TOUGH DEALS IN TOUGH TIMES

By: 
Dieter C. Dammeier

All of us have been experiencing the economic recession and resulting shortfalls to state and local government revenue. As with anything else, some agencies are fairing better than others. Local governments that have had good financial planning to save money during the good times are able to whether the economic storm with little impact. Of course, local governments that spread their revenues too thin by opening non-priority services or expending unnecessary funds in purchasing real estate have found themselves having to slash compensation when the revenue shortfalls hit. Fortunately, for the three POA's below that I represent, their cities have managed to prioritize their finances enough to ensure that each city could properly staff and compensate the most important service it provides, public safety.

Cypress POA

As expected in Cypress, with current City Manager John Bahorski the POA knew it would have its hands full in negotiations. Bahorski had come to Cypress from Seal Beach and the Seal Beach police officers had warned Cypress officers that he was unsupportive of public safety. Fortunately for Cypress, the POA had become politically active and was able to cause movement through communications with the City Council directly. As a result, the Association and City ended up with a four-year contract. Year one calls for a lump sum payment of $2,550.00 and an increase in medical of $40.00 per month. Year two calls for an additional lump sum cash payment of $2,500.00 with a 2% raise in salary and a $30.00 increase in medical per month. Year three calls for a 3% increase in salary with a $25.00 per month increase in medical and year four calls for an additional 3% increase in salary with an additional $25.00 in medical.

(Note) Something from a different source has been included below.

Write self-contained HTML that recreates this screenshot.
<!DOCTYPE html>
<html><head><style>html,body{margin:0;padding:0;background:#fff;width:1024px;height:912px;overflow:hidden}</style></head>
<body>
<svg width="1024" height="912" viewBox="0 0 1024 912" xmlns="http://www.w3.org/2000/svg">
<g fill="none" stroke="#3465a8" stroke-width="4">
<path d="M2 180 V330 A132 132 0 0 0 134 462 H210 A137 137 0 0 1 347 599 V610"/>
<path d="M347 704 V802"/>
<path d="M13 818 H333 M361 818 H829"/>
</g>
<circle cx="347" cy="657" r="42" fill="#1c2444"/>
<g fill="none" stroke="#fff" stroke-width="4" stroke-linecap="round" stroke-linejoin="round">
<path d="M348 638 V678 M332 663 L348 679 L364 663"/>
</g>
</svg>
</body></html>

The contentious item that surrounded Cypress POA's negotiations was the City wishing to maintain the employees' contribution toward the cost of the PERS pension. The police officers have been contributing 6.132% of the PERS contribution since implementing 3 at 50 in 2001. Given that most agencies have eliminated the employee having to pay any portion of the contribution, Cypress POA was hoping to eliminate this as well. Unfortunately, given the current atmosphere in the public toward pensions in the public sector, the POA decided to hold off on the PERS issue for another day.


Garden Grove POA

Garden Grove POA led by its President Jeff Hutchins was very successful, given the current economic climate, in obtaining low and no cost items in a two-year contract. The resulting contract called for a 0% raise in year one with a 2% salary increase in year two of the contract. Medical coverage is to increase a minimum of 5% in year two with a reopener to discuss further increases. The GGPOA was able to increase the cash out of sick time to 75% upon retirement (was at 50%). An additional 10 hour holiday was added along with the ability to sell back vacation hours to the City on an annual basis. Finally two hours per month was added to the sick leave accrual per employee.

Placentia POA

Placentia POA took a look at the City's finances prior to commencing negotiations and had the unfortunate realization of the City's bleak financial condition. Despite the City's finances, the Police Association leadership was able to convince the City that it needed to place more priority in retention of its police officers who had recently been a leaving to other agencies. The end result was a three-year contract. The biggest movement came in medical insurance. The POA was successful in having the City move from its traditional private sector model of health insurance to CalPERS for medical. Along with the switch came an increase of over $300.00 per month making the maximum City contribution $1,151.00. The contract provides a salary increase in year one of between 2.5% and 4% depending on the Consumer Price Index for Los Angeles and Orange County. In the second year of the contract an additional increase of between 2.5% and 4% will occur, again depending on CPI.

A team approach was developed to determine the compensation increase for year three. The City will survey the community to determine the viability of a tax revenue increase to fund public safety. If a positive response comes out, the City will place such a measure on the ballot for the voters and of course the Police Officers Association will support the measure. In the event of new revenue being approved by the voters, the officers would receive in the third year of the contract an increase of between 3% and 8% depending on their compensation position in Orange County compared to the other police agencies at this time. Additionally, reopeners in the medical insurance are provided for each year with the City picking up at a minimum one half of any increases in the CalPERS insurance rates.

As you can see, while times are tough, there are still cities out there that are not falling in line with the anti-public employee tune of cut and slash at all costs by using the economy as an excuse. While under our current conditions, the contracts of the recent past are not in abundance, there are still decent deals to be had with the right amount of effort put in by the association as well exemplified by the above three police associations.